For statute of limitations purposes, civil rights actions are to be characterized as personal injury actions. Wilson v. Garcia, 471 U.S. 261, 276-80 (1985). Although state law determines the length of the limitations period, "federal law governs the time of accrual." Gibson v. United States, 781 F.2d 1334, 1340 (9th Cir. 1986), cert. denied, 479 U.S. 1054 (1987). Under federal law, the touchstone for determining the start of the limitations period is notice. Hoesterey v. City of Cathedral City, 945 F.2d 317, 319 (9th Cir. 1991), cert. denied, 112 S. Ct. 1941 (1992). " [A] cause of action generally accrues when a plaintiff knows or has reason to know of the injury which is the basis of his action." Cline v. Brusett, 661 F.2d 108, 110 (9th Cir. 1981). We review de novo the district court's application of the statute of limitations. Gerritsen v. Consulado General de Mexico, 989 F.2d 340, 343 (9th Cir.), cert. denied, 114 S. Ct. 95 (1993). "When such application turns on what a reasonable person should know, a mixed question of law and fact is presented which we review for clear error." Id.

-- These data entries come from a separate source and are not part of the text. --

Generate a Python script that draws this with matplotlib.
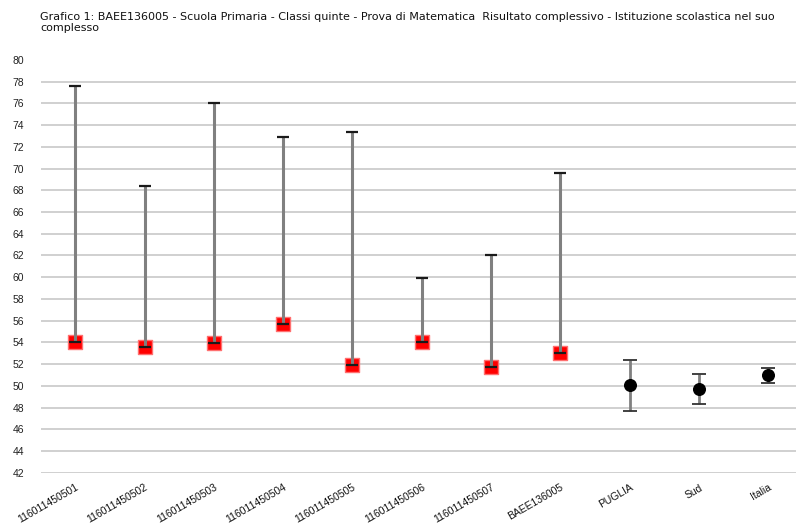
import matplotlib
matplotlib.use("Agg")
import matplotlib.pyplot as plt
import numpy as np

plt.rcParams['font.family'] = ['Liberation Sans', 'DejaVu Sans']

title = ("Grafico 1: BAEE136005 - Scuola Primaria - Classi quinte - Prova di Matematica  Risultato complessivo - Istituzione scolastica nel suo\n"
         "complesso")

school_labels = ["116011450501", "116011450502", "116011450503", "116011450504",
                 "116011450505", "116011450506", "116011450507", "BAEE136005"]
school_values = [54.0, 53.6, 53.95, 55.72, 51.93, 54.0, 51.75, 52.98]
school_upper = [77.63, 68.37, 76.03, 72.87, 73.33, 59.91, 62.03, 69.64]
school_lower = [54.0, 53.6, 53.9, 55.72, 51.9, 54.0, 51.75, 52.98]

ref_labels = ["PUGLIA", "Sud", "Italia"]
ref_values = [50.06, 49.7, 50.98]
ref_upper = [52.37, 51.13, 51.62]
ref_lower = [47.7, 48.28, 50.3]

yticks = list(range(42, 81, 2))

W, H = 796, 524
fig = plt.figure(figsize=(W / 100, H / 100), dpi=100)
left_px, right_px = 40.6, 803.0
top_px, bot_px = 60.0, 472.7
ax = fig.add_axes([left_px / W, 1 - bot_px / H, (right_px - left_px) / W, (bot_px - top_px) / H])

labels = school_labels + ref_labels
n = len(labels)
x_s = np.arange(len(school_labels))
x_r = np.arange(len(school_labels), n)

ax.set_xlim(-0.5, n - 0.5)
ax.set_ylim(42, 80)

for yv in yticks[:-1]:
    ax.axhline(yv, color='#c8c8c8', lw=1.2, zorder=0)

sv = np.array(school_values)
s_err = [np.clip(sv - np.array(school_lower), 0, None), np.array(school_upper) - sv]

ax.scatter(x_s, school_values, marker='s', s=115, color='#ff0000',
           edgecolors='#ff7070', linewidths=1.0, zorder=2)
ax.errorbar(x_s, sv, yerr=s_err, fmt='none', ecolor='#808080', elinewidth=2.2, capsize=0, zorder=3)
ax.errorbar(x_s, sv, yerr=s_err, fmt='none', ecolor='#1a1a1a', elinewidth=0, capsize=4.5,
            capthick=1.6, zorder=4)

rv = np.array(ref_values)
r_err = [rv - np.array(ref_lower), np.array(ref_upper) - rv]
ax.errorbar(x_r, rv, yerr=r_err, fmt='none', ecolor='#808080', elinewidth=2.0, capsize=0, zorder=3)
ax.errorbar(x_r, rv, yerr=r_err, fmt='none', ecolor='#333333', elinewidth=0, capsize=5,
            capthick=1.3, zorder=4)
ax.scatter(x_r, ref_values, marker='o', s=70, color='black', zorder=5)

ax.set_yticks(yticks)
ax.set_yticklabels([str(t) for t in yticks], fontsize=7.5, color='#222222')
ax.set_xticks(np.arange(n))
ax.set_xticklabels(labels, fontsize=7.5, rotation=30, ha='right', rotation_mode='anchor',
                   color='#111111')
ax.tick_params(axis='both', length=0)
ax.tick_params(axis='y', pad=12)
ax.tick_params(axis='x', pad=7)
for s in ax.spines.values():
    s.set_visible(False)

fig.text(40 / W, 1 - 12 / H, title, fontsize=8.0, ha='left', va='top', linespacing=1.1,
         family=['DejaVu Sans'], color='#111111')

fig.savefig("out.png", dpi=100)
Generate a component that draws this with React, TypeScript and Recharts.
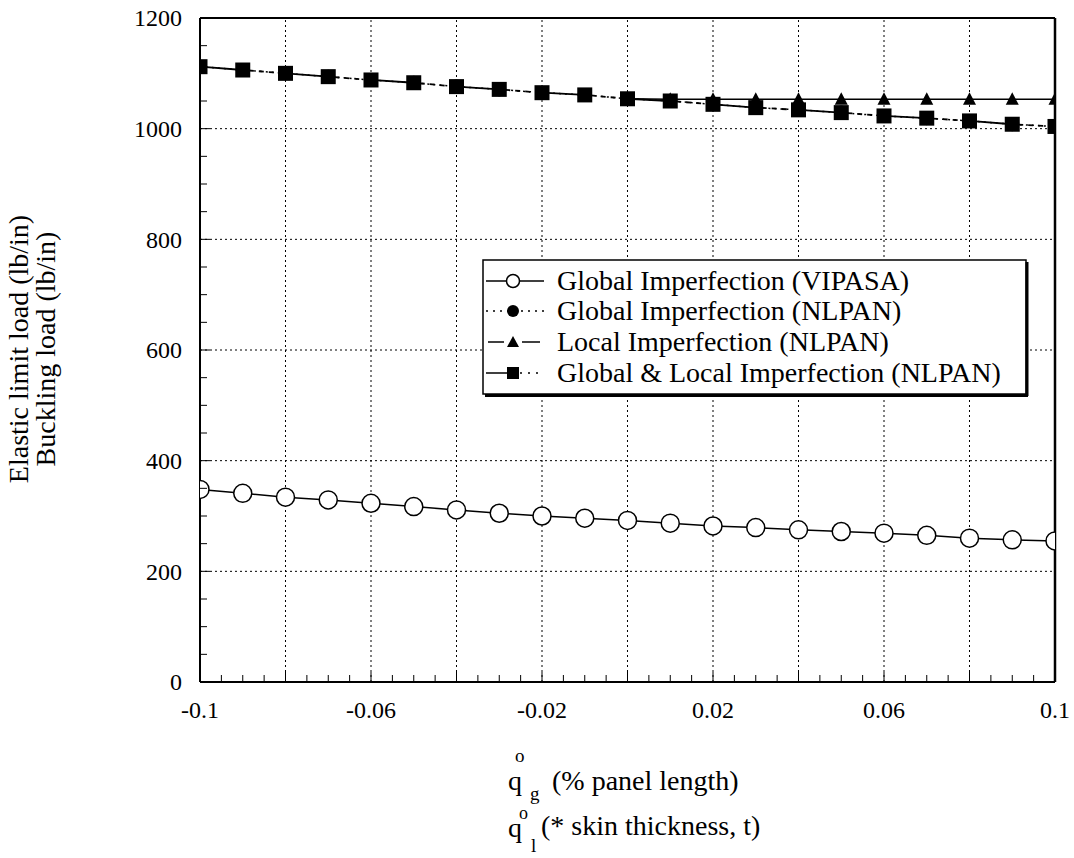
import { LineChart, Line, XAxis, YAxis, ReferenceLine, Legend } from "recharts"

const qValues = [-0.1, -0.09, -0.08, -0.07, -0.06, -0.05, -0.04, -0.03, -0.02, -0.01, 0, 0.01, 0.02, 0.03, 0.04, 0.05, 0.06, 0.07, 0.08, 0.09, 0.1]

const vipasa = [348, 341, 334, 329, 323, 317, 311, 305, 300, 296, 292, 287, 282, 279, 275, 272, 269, 265, 260, 257, 255]
const globalNlpan = [1112, 1106, 1100, 1094, 1088, 1083, 1076, 1071, 1065, 1061, 1054, 1050, 1044, 1038, 1034, 1029, 1023, 1019, 1014, 1008, 1004]
const localNlpan = [null, null, null, null, null, null, null, null, null, null, 1054, 1053, 1053, 1053, 1053, 1053, 1053, 1053, 1053, 1053, 1053]
const globalLocalNlpan = [1112, 1106, 1100, 1094, 1088, 1083, 1076, 1071, 1065, 1061, 1054, 1050, 1044, 1038, 1034, 1029, 1023, 1019, 1014, 1008, 1004]

const xLabelTicks = [-0.1, -0.06, -0.02, 0.02, 0.06, 0.1]
const xGridLines = [-0.08, -0.06, -0.04, -0.02, 0, 0.02, 0.04, 0.06, 0.08]
const xMinorTicks = [
  -0.1, -0.095, -0.09, -0.085, -0.08, -0.075, -0.07, -0.065, -0.06, -0.055, -0.05,
  -0.045, -0.04, -0.035, -0.03, -0.025, -0.02, -0.015, -0.01, -0.005, 0,
  0.005, 0.01, 0.015, 0.02, 0.025, 0.03, 0.035, 0.04, 0.045, 0.05,
  0.055, 0.06, 0.065, 0.07, 0.075, 0.08, 0.085, 0.09, 0.095, 0.1,
]
const yLabelTicks = [0, 200, 400, 600, 800, 1000, 1200]
const yGridLines = [200, 400, 600, 800, 1000]
const yMinorTicks = [0, 50, 100, 150, 200, 250, 300, 350, 400, 450, 500, 550, 600, 650, 700, 750, 800, 850, 900, 950, 1000, 1050, 1100, 1150, 1200]

const legendLabels = [
  "Global Imperfection (VIPASA)",
  "Global Imperfection (NLPAN)",
  "Local Imperfection (NLPAN)",
  "Global & Local Imperfection (NLPAN)",
]

const FONT = "'Liberation Serif', 'Times New Roman', serif"
const near = (a: number, b: number) => Math.abs(a - b) < 1e-9

const rows = qValues.map((q, i) => ({
  q,
  vipasa: vipasa[i],
  globalNlpan: globalNlpan[i],
  localNlpan: localNlpan[i],
  globalLocalNlpan: globalLocalNlpan[i],
}))

const XTick = ({ x, y, payload }: any) => {
  const v = payload.value
  const label = xLabelTicks.find((t) => near(t, v))
  const major = label !== undefined || xGridLines.some((t) => near(t, v))
  return (
    <g>
      <line x1={x} x2={x} y1={y} y2={y - (major ? 10 : 7)} stroke="#000" strokeWidth={1} />
      {label !== undefined && (
        <text x={x} y={y + 36} textAnchor="middle" fontSize={24} fontFamily={FONT} fill="#000">
          {String(label)}
        </text>
      )}
    </g>
  )
}

const YTick = ({ x, y, payload }: any) => {
  const v = payload.value
  const label = yLabelTicks.find((t) => near(t, v))
  return (
    <g>
      <line x1={x} x2={x + (label !== undefined ? 10 : 7)} y1={y} y2={y} stroke="#000" strokeWidth={1} />
      {label !== undefined && (
        <text x={x - 18} y={y} dy="0.35em" textAnchor="end" fontSize={24} fontFamily={FONT} fill="#000">
          {String(label)}
        </text>
      )}
    </g>
  )
}

const OpenCircle = ({ cx, cy, index }: any) =>
  cx == null || cy == null ? <g key={index} /> : (
    <circle key={index} cx={cx} cy={cy} r={9} fill="#fff" stroke="#000" strokeWidth={1.5} />
  )

const FilledCircle = ({ cx, cy, index }: any) =>
  cx == null || cy == null ? <g key={index} /> : <circle key={index} cx={cx} cy={cy} r={7} fill="#000" />

const Triangle = ({ cx, cy, index }: any) =>
  cx == null || cy == null ? <g key={index} /> : (
    <polygon key={index} points={`${cx},${cy - 7} ${cx - 6.5},${cy + 5.5} ${cx + 6.5},${cy + 5.5}`} fill="#000" />
  )

const Square = ({ cx, cy, index }: any) =>
  cx == null || cy == null ? <g key={index} /> : (
    <rect key={index} x={cx - 7.5} y={cy - 7.5} width={15} height={15} fill="#000" />
  )

const LegendBox = () => {
  const baselines = [31, 61, 92, 123]
  return (
    <svg width={548} height={140} style={{ display: "block" }}>
      <rect x={1} y={1} width={543} height={134} fill="#fff" stroke="#000" strokeWidth={1.5} />
      <line x1={545} x2={545} y1={3} y2={137} stroke="#000" strokeWidth={3} />
      <line x1={3} x2={546} y1={136.5} y2={136.5} stroke="#000" strokeWidth={3} />
      {legendLabels.map((label, i) => {
        const ly = baselines[i] - 9
        return (
          <g key={label}>
            {i === 0 && (
              <>
                <line x1={4} x2={62} y1={ly} y2={ly} stroke="#000" strokeWidth={1.5} />
                <circle cx={31} cy={ly} r={6.5} fill="#fff" stroke="#000" strokeWidth={1.5} />
              </>
            )}
            {i === 1 && (
              <>
                <line x1={4} x2={62} y1={ly} y2={ly} stroke="#000" strokeWidth={1.5} strokeDasharray="2 5" />
                <circle cx={31} cy={ly} r={6} fill="#000" />
              </>
            )}
            {i === 2 && (
              <>
                <line x1={6} x2={22} y1={ly} y2={ly} stroke="#000" strokeWidth={1.5} />
                <line x1={40} x2={58} y1={ly} y2={ly} stroke="#000" strokeWidth={1.5} />
                <polygon points={`31,${ly - 6} 25,${ly + 5} 37,${ly + 5}`} fill="#000" />
              </>
            )}
            {i === 3 && (
              <>
                <line x1={4} x2={26} y1={ly} y2={ly} stroke="#000" strokeWidth={1.5} />
                <line x1={38} x2={62} y1={ly} y2={ly} stroke="#000" strokeWidth={1.5} strokeDasharray="2 6" />
                <rect x={25} y={ly - 6} width={12} height={12} fill="#000" />
              </>
            )}
            <text x={75} y={baselines[i]} fontSize={28} fontFamily={FONT} fill="#000">
              {label}
            </text>
          </g>
        )
      })}
    </svg>
  )
}

export default function App() {
  return (
    <div style={{ position: "absolute", left: 0, top: 0, width: 1074, height: 858, background: "#fff" }}>
      <LineChart width={1074} height={858} data={rows} margin={{ top: 18, right: 19, bottom: 0, left: 0 }}>
        <XAxis
          dataKey="q"
          type="number"
          domain={[-0.1, 0.1]}
          ticks={xMinorTicks}
          interval={0}
          tickSize={0}
          tickMargin={0}
          tickLine={false}
          tick={(p: any) => <XTick {...p} />}
          height={176}
          axisLine={{ stroke: "#000", strokeWidth: 2 }}
          allowDataOverflow
        />
        <YAxis
          type="number"
          domain={[0, 1200]}
          ticks={yMinorTicks}
          interval={0}
          tickSize={0}
          tickMargin={0}
          tickLine={false}
          tick={(p: any) => <YTick {...p} />}
          width={200}
          axisLine={{ stroke: "#000", strokeWidth: 2 }}
          allowDataOverflow
        />
        {xGridLines.map((v) => (
          <ReferenceLine key={`gx${v}`} x={v} stroke="#000" strokeWidth={1} strokeDasharray="2 3" />
        ))}
        {yGridLines.map((v) => (
          <ReferenceLine key={`gy${v}`} y={v} stroke="#000" strokeWidth={1} strokeDasharray="2 3" />
        ))}
        <ReferenceLine y={1200} stroke="#000" strokeWidth={2} />
        <ReferenceLine x={0.1} stroke="#000" strokeWidth={2.5} />
        <Legend
          layout="vertical"
          align="center"
          verticalAlign="middle"
          wrapperStyle={{ left: 482, top: 259, width: 548 }}
          content={() => <LegendBox />}
        />
        <Line
          dataKey="localNlpan"
          stroke="#000"
          strokeWidth={1.5}
          dot={(p: any) => <Triangle {...p} />}
          isAnimationActive={false}
        />
        <Line
          dataKey="globalNlpan"
          stroke="#000"
          strokeWidth={1.5}
          strokeDasharray="2 4"
          dot={(p: any) => <FilledCircle {...p} />}
          isAnimationActive={false}
        />
        <Line
          dataKey="globalLocalNlpan"
          stroke="#000"
          strokeWidth={1.8}
          strokeDasharray="44 5 5 5 5 5 5 5 5 1.7"
          dot={(p: any) => <Square {...p} />}
          isAnimationActive={false}
        />
        <Line
          dataKey="vipasa"
          stroke="#000"
          strokeWidth={1.5}
          dot={(p: any) => <OpenCircle {...p} />}
          isAnimationActive={false}
        />
      </LineChart>
      <svg
        width={1074}
        height={858}
        style={{ position: "absolute", left: 0, top: 0, pointerEvents: "none" }}
      >
        <g fontFamily={FONT} fill="#000">
          <text x={28} y={349} fontSize={28} textAnchor="middle" transform="rotate(-90 28 349)">
            Elastic limit load (lb/in)
          </text>
          <text x={55} y={349} fontSize={28} textAnchor="middle" transform="rotate(-90 55 349)">
            Buckling load (lb/in)
          </text>
          <text x={508} y={790} fontSize={28}>q</text>
          <text x={515} y={762} fontSize={19}>o</text>
          <text x={530} y={800} fontSize={19}>g</text>
          <text x={552} y={790} fontSize={28}>(% panel length)</text>
          <text x={508} y={837} fontSize={28}>q</text>
          <text x={519} y={819} fontSize={18}>o</text>
          <text x={531} y={852} fontSize={19}>l</text>
          <text x={541} y={835} fontSize={28}>(* skin thickness, t)</text>
        </g>
      </svg>
    </div>
  )
}
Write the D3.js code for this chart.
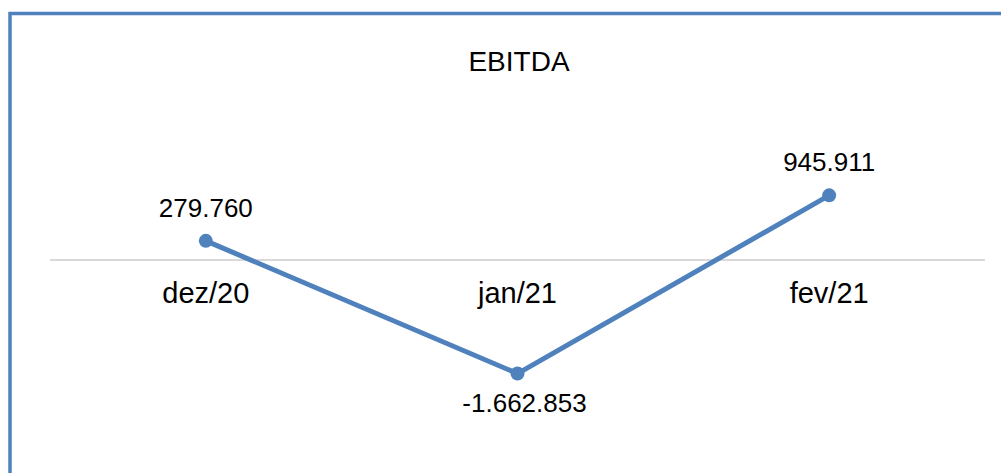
<!DOCTYPE html>
<html>
<head>
<meta charset="utf-8">
<script src="https://cdn.jsdelivr.net/npm/d3@7"></script>
<style>
  html, body { margin: 0; padding: 0; background: #fff; }
  svg { display: block; font-family: "Liberation Sans", Arial, sans-serif; }
</style>
</head>
<body>
<svg class="graph" width="1001" height="473"></svg>
<script>
// data
var categories = ["dez/20", "jan/21", "fev/21"];
var values = [279760, -1662853, 945911];
var labels = ["279.760", "-1.662.853", "945.911"];
var title = "EBITDA";

var width = 1001, height = 473;
var svg = d3.select(".graph");

// frame (clipped on the right and bottom like the source)
svg.append("rect")
  .attr("x", 10).attr("y", 13.5)
  .attr("width", 1100).attr("height", 600)
  .attr("fill", "#fff")
  .attr("stroke", "#4f81bd")
  .attr("stroke-width", 3.5);

var plot = {left: 50, right: 985, top: 157.5, bottom: 396.6};

var x = d3.scaleBand()
  .domain(categories)
  .range([plot.left, plot.right]);

var y = d3.scaleLinear()
  .domain([-2000000, 1500000])
  .range([plot.bottom, plot.top]);

// title
svg.append("text")
  .attr("x", 519).attr("y", 71)
  .attr("text-anchor", "middle")
  .attr("font-size", 28)
  .attr("fill", "#000")
  .text(title);

// zero line
svg.append("line")
  .attr("x1", plot.left).attr("x2", plot.right)
  .attr("y1", y(0)).attr("y2", y(0))
  .attr("stroke", "#d9d9d9")
  .attr("stroke-width", 2);

// category labels
svg.append("g").selectAll("text")
  .data(categories)
  .enter().append("text")
  .attr("x", function (d) { return x(d) + x.bandwidth() / 2; })
  .attr("y", y(0) + 43)
  .attr("text-anchor", "middle")
  .attr("font-size", 29)
  .attr("fill", "#000")
  .text(function (d) { return d; });

var pts = categories.map(function (c, i) {
  return {cat: c, v: values[i], label: labels[i]};
});

var line = d3.line()
  .x(function (d) { return x(d.cat) + x.bandwidth() / 2; })
  .y(function (d) { return y(d.v); });

svg.append("path")
  .datum(pts)
  .attr("d", line)
  .attr("fill", "none")
  .attr("stroke", "#4f81bd")
  .attr("stroke-width", 5)
  .attr("stroke-linejoin", "round");

svg.append("g").selectAll("circle")
  .data(pts)
  .enter().append("circle")
  .attr("cx", function (d) { return x(d.cat) + x.bandwidth() / 2; })
  .attr("cy", function (d) { return y(d.v); })
  .attr("r", 7)
  .attr("fill", "#4f81bd");

// data labels
svg.append("g").selectAll("text")
  .data(pts)
  .enter().append("text")
  .attr("x", function (d) { return x(d.cat) + x.bandwidth() / 2; })
  .attr("dx", function (d) { return d.v >= 0 ? 0 : 7; })
  .attr("y", function (d) { return d.v >= 0 ? y(d.v) - 24 : y(d.v) + 38; })
  .attr("text-anchor", "middle")
  .attr("font-size", 26)
  .attr("fill", "#000")
  .text(function (d) { return d.label; });
</script>
</body>
</html>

In Nevada, the limitations period for personal injury actions is two years. Nev.Rev.Stat. Sec. 11.190(4) (e). Bennett filed his complaint on March 5, 1993. In it he alleges that on April 2, 1990, Las Vegas Metropolitan Police Department detectives destroyed and confiscated his property during a warrantless search of his home. The complaint also alleges that on April 19, 1990, the district attorney failed to notify him that he was the target of a grand jury investigation and that he had a right to appear and testify at the grand jury proceeding. See Nev.Rev.Stat. Sec. 172.241; Sheriff, Humbolt County v. Marcum, 783 P.2d 1389 (Nev.1989) (per curiam), amended, 790 P.2d 497 (Nev.1990). Because all of the conduct of which Bennett complains occurred more than three years before the filing of his complaint, his action is barred by the statute of limitations.
We reject Bennett's contention that the doctrine of equitable tolling prevents the dismissal of his action. In his brief, he claims that due to "fraudulent concealment" on the part of the defendants, it was not until October 13, 1993 that he was "able to show in fact [that] his allegation [ ] of failure to receive Marcum notice was a fact." In response to the defendants' motion to dismiss, however, Bennett conceded that the earliest time he could have known of the alleged violations was February 21, 1991, the date of his sentencing. Even assuming that his action did not accrue until this date, it would still be time-barred.